→ **TASK OBJECTIVE**
Write out the listing, please, but only from its first line through the line containing "-- (1210,882) -- (343,882)", exactly as given and without pictures.

→ **SOURCE EXCERPT**
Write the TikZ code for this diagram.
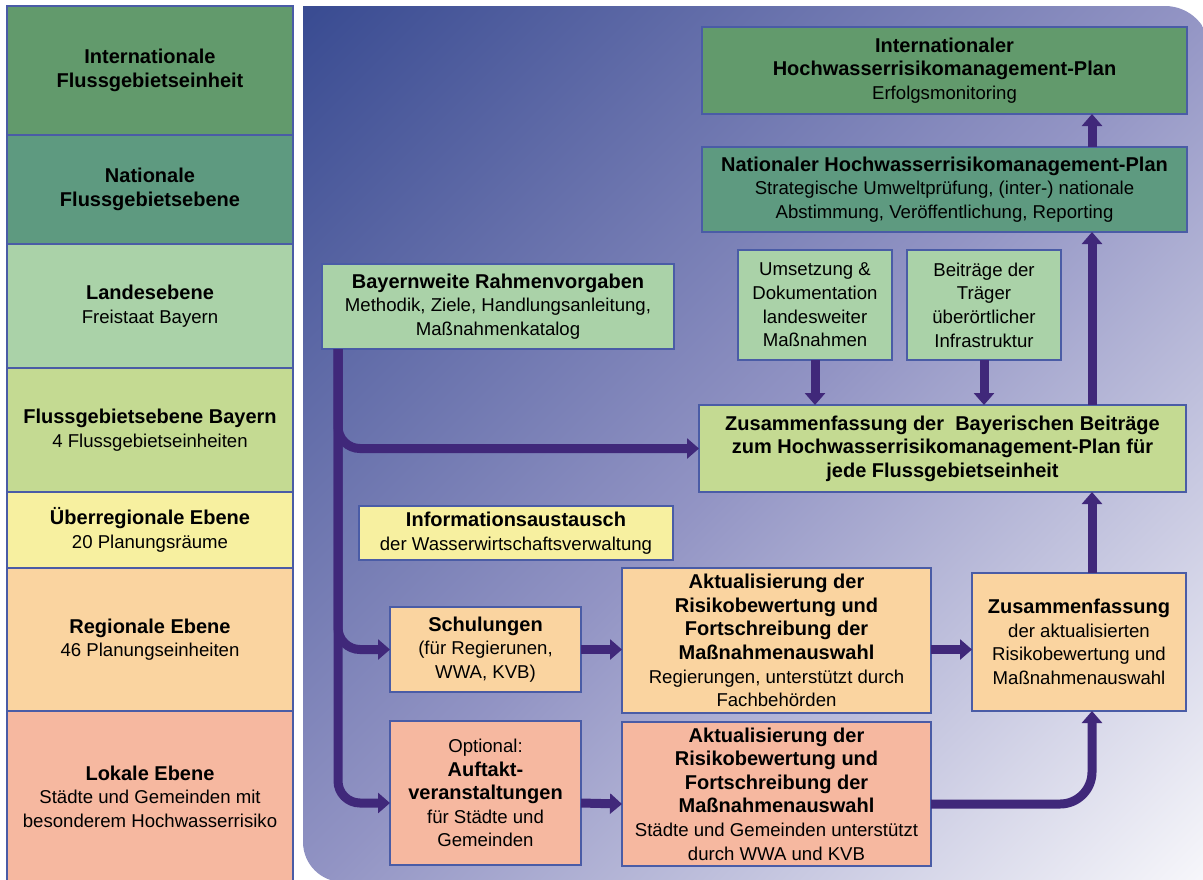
\documentclass[tikz,border=0pt]{standalone}
\usepackage{fontspec}
\setmainfont{Liberation Sans}
\usepackage{tikz}
\usetikzlibrary{arrows.meta,positioning}

\definecolor{panA}{HTML}{3A4C92}
\definecolor{panB}{HTML}{9294C4}
\definecolor{panC}{HTML}{F6F6FA}
\definecolor{boxline}{HTML}{4A5CA6}
\definecolor{arrowc}{HTML}{40287A}
\definecolor{lvA}{HTML}{629A6C}
\definecolor{lvB}{HTML}{5E9A80}
\definecolor{lvC}{HTML}{AAD2A8}
\definecolor{lvD}{HTML}{C4DA92}
\definecolor{lvE}{HTML}{F7F0A0}
\definecolor{lvF}{HTML}{FAD4A0}
\definecolor{lvG}{HTML}{F6B8A0}

\pgfdeclareverticalshading{panelshade}{100bp}{color(0bp)=(panC); color(15bp)=(panC); color(50bp)=(panB); color(85bp)=(panA); color(100bp)=(panA)}

\newcommand{\subline}[1]{{\fontsize{9.3}{11.8}\selectfont #1}}

\begin{document}
\begin{tikzpicture}[
    x=0.5pt, y=-0.5pt,
    level/.style={rectangle, draw=boxline, line width=0.6pt, minimum width=143pt, outer sep=0pt, inner sep=1pt, align=center, font=\fontsize{10}{11.8}\selectfont},
    box/.style={rectangle, draw=boxline, line width=0.6pt, anchor=north west, outer sep=0pt, inner xsep=2pt, inner ysep=0.5pt, align=center, font=\fontsize{10}{11.8}\selectfont},
    flow/.style={draw=arrowc, line width=4.5pt, -{Triangle[width=10pt,length=6pt]}}
]
    \useasboundingbox (0,0) rectangle (1203,879);

    % Background panel
    \shade[shading=panelshade, shading angle=45]
        (303,6) -- (1165,6) arc[start angle=90, end angle=0, radius=22.5pt]
        -- (1210,882) -- (343,882) arc[start angle=270, end angle=180, radius=20pt] -- cycle;

    % Levels
    \node[level, fill=lvA, minimum height=64.5pt, anchor=north] (lvlint) at (150,6) {\textbf{Internationale}\\\textbf{Flussgebietseinheit}};
    \node[level, fill=lvB, minimum height=54.5pt, below=0pt of lvlint] (lvlnat) {\textbf{Nationale}\\\textbf{Flussgebietsebene}};
    \node[level, fill=lvC, minimum height=62pt, below=0pt of lvlnat] (lvlland) {\textbf{Landesebene}\\\subline{Freistaat Bayern}};
    \node[level, fill=lvD, minimum height=62pt, below=0pt of lvlland] (lvlfgb) {\textbf{Flussgebietsebene Bayern}\\\subline{4 Flussgebietseinheiten}};
    \node[level, fill=lvE, minimum height=38pt, below=0pt of lvlfgb] (lvlueber) {\textbf{Überregionale Ebene}\\\subline{20 Planungsräume}};
    \node[level, fill=lvF, minimum height=71.5pt, below=0pt of lvlueber] (lvlreg) {\textbf{Regionale Ebene}\\\subline{46 Planungseinheiten}};
    \node[level, fill=lvG, minimum height=85.5pt, below=0pt of lvlreg] (lvllok) {\textbf{Lokale Ebene}\\\subline{Städte und Gemeinden mit}\\\subline{besonderem Hochwasserrisiko}};

    % Plans
    \node[box, fill=lvA, minimum width=242.5pt, minimum height=43.5pt] (plint) at (702,27) {\textbf{Internationaler}\\\textbf{Hochwasserrisikomanagement-Plan}\\\subline{Erfolgsmonitoring}};
    \node[box, fill=lvB, minimum width=242.5pt, minimum height=42.5pt, below=16.5pt of plint] (plnat) {\textbf{Nationaler Hochwasserrisikomanagement-Plan}\\\subline{Strategische Umweltprüfung, (inter-) nationale}\\\subline{Abstimmung, Veröffentlichung, Reporting}};
    \node[box, fill=lvC, minimum width=77pt, minimum height=55pt, below right=9pt and 18pt of plnat.south west] (umsetz) {\subline{Umsetzung \&}\\\subline{Dokumentation}\\\subline{landesweiter}\\\subline{Maßnahmen}};
    \node[box, fill=lvC, minimum width=77pt, minimum height=55pt, right=7.5pt of umsetz] (beitr) {\subline{Beiträge der}\\\subline{Träger}\\\subline{überörtlicher}\\\subline{Infrastruktur}};
    \node[box, fill=lvD, minimum width=243.5pt, minimum height=43.5pt] (zusby) at (699,405) {\textbf{Zusammenfassung der~ Bayerischen Beiträge}\\\textbf{zum Hochwasserrisikomanagement-Plan für}\\\textbf{jede Flussgebietseinheit}};

    % Bavarian steps
    \node[box, fill=lvC, minimum width=176pt, minimum height=42.5pt] (bay) at (322,264) {\textbf{Bayernweite Rahmenvorgaben}\\\subline{Methodik, Ziele, Handlungsanleitung,}\\\subline{Maßnahmenkatalog}};
    \node[box, fill=lvE, minimum width=157pt, minimum height=27pt] (info) at (359,506) {\textbf{Informationsaustausch}\\\subline{der Wasserwirtschaftsverwaltung}};
    \node[box, fill=lvF, minimum width=95.5pt, minimum height=42.5pt] (schul) at (390,607) {\textbf{Schulungen}\\\subline{(für Regierunen,}\\\subline{WWA, KVB)}};
    \node[box, fill=lvG, minimum width=95.5pt, minimum height=72pt, below=14.5pt of schul] (auft) {\subline{Optional:}\\\textbf{Auftakt-}\\\textbf{veranstaltungen}\\\subline{für Städte und}\\\subline{Gemeinden}};
    \node[box, fill=lvF, minimum width=154.5pt, minimum height=72.5pt] (aktreg) at (622,568) {\textbf{Aktualisierung der}\\\textbf{Risikobewertung und}\\\textbf{Fortschreibung der}\\\textbf{Maßnahmenauswahl}\\\subline{Regierungen, unterstützt durch}\\\subline{Fachbehörden}};
    \node[box, fill=lvG, minimum width=154.5pt, minimum height=72pt, below=4.5pt of aktreg] (aktloc) {\textbf{Aktualisierung der}\\\textbf{Risikobewertung und}\\\textbf{Fortschreibung der}\\\textbf{Maßnahmenauswahl}\\\subline{Städte und Gemeinden unterstützt}\\\subline{durch WWA und KVB}};
    \node[box, fill=lvF, minimum width=107pt, minimum height=69pt] (zusreg) at (972,573) {\textbf{Zusammenfassung}\\\subline{der aktualisierten}\\\subline{Risikobewertung und}\\\subline{Maßnahmenauswahl}};

    % Arrows
    \coordinate (trunk) at ([xshift=8pt]bay.south west);
    \coordinate (upcol) at ([xshift=-47pt]zusreg.north east);
    \draw[flow, rounded corners=11pt] (trunk) |- (zusby.west);
    \draw[flow, rounded corners=11pt] (trunk) |- (schul.west);
    \draw[flow, rounded corners=11pt] (trunk) |- ([yshift=-5pt]auft.west);
    \draw[flow] (schul.east) -- (schul.east -| aktreg.west);
    \draw[flow] ([yshift=-5pt]auft.east) -- ([yshift=-5pt]aktloc.west);
    \draw[flow] (aktreg.east |- schul.east) -- (zusreg.west |- schul.east);
    \draw[flow, rounded corners=16pt] ([yshift=-5pt]aktloc.east) -| (upcol |- zusreg.south);
    \draw[flow] (upcol) -- (upcol |- zusby.south);
    \draw[flow] (umsetz.south) -- (umsetz.south |- zusby.north);
    \draw[flow] (beitr.south) -- (beitr.south |- zusby.north);
    \draw[flow] (upcol |- zusby.north) -- (upcol |- plnat.south);
    \draw[flow] (upcol |- plnat.north) -- (upcol |- plint.south);
\end{tikzpicture}
\end{document}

→ **RESULT FOR THIS EXERCISE**
Write the TikZ code for this diagram.
\documentclass[tikz,border=0pt]{standalone}
\usepackage{fontspec}
\setmainfont{Liberation Sans}
\usepackage{tikz}
\usetikzlibrary{arrows.meta,positioning}

\definecolor{panA}{HTML}{3A4C92}
\definecolor{panB}{HTML}{9294C4}
\definecolor{panC}{HTML}{F6F6FA}
\definecolor{boxline}{HTML}{4A5CA6}
\definecolor{arrowc}{HTML}{40287A}
\definecolor{lvA}{HTML}{629A6C}
\definecolor{lvB}{HTML}{5E9A80}
\definecolor{lvC}{HTML}{AAD2A8}
\definecolor{lvD}{HTML}{C4DA92}
\definecolor{lvE}{HTML}{F7F0A0}
\definecolor{lvF}{HTML}{FAD4A0}
\definecolor{lvG}{HTML}{F6B8A0}

\pgfdeclareverticalshading{panelshade}{100bp}{color(0bp)=(panC); color(15bp)=(panC); color(50bp)=(panB); color(85bp)=(panA); color(100bp)=(panA)}

\newcommand{\subline}[1]{{\fontsize{9.3}{11.8}\selectfont #1}}

\begin{document}
\begin{tikzpicture}[
    x=0.5pt, y=-0.5pt,
    level/.style={rectangle, draw=boxline, line width=0.6pt, minimum width=143pt, outer sep=0pt, inner sep=1pt, align=center, font=\fontsize{10}{11.8}\selectfont},
    box/.style={rectangle, draw=boxline, line width=0.6pt, anchor=north west, outer sep=0pt, inner xsep=2pt, inner ysep=0.5pt, align=center, font=\fontsize{10}{11.8}\selectfont},
    flow/.style={draw=arrowc, line width=4.5pt, -{Triangle[width=10pt,length=6pt]}}
]
    \useasboundingbox (0,0) rectangle (1203,879);

    % Background panel
    \shade[shading=panelshade, shading angle=45]
        (303,6) -- (1165,6) arc[start angle=90, end angle=0, radius=22.5pt]
        -- (1210,882) -- (343,882) arc[start angle=270, end angle=180, radius=20pt] -- cycle;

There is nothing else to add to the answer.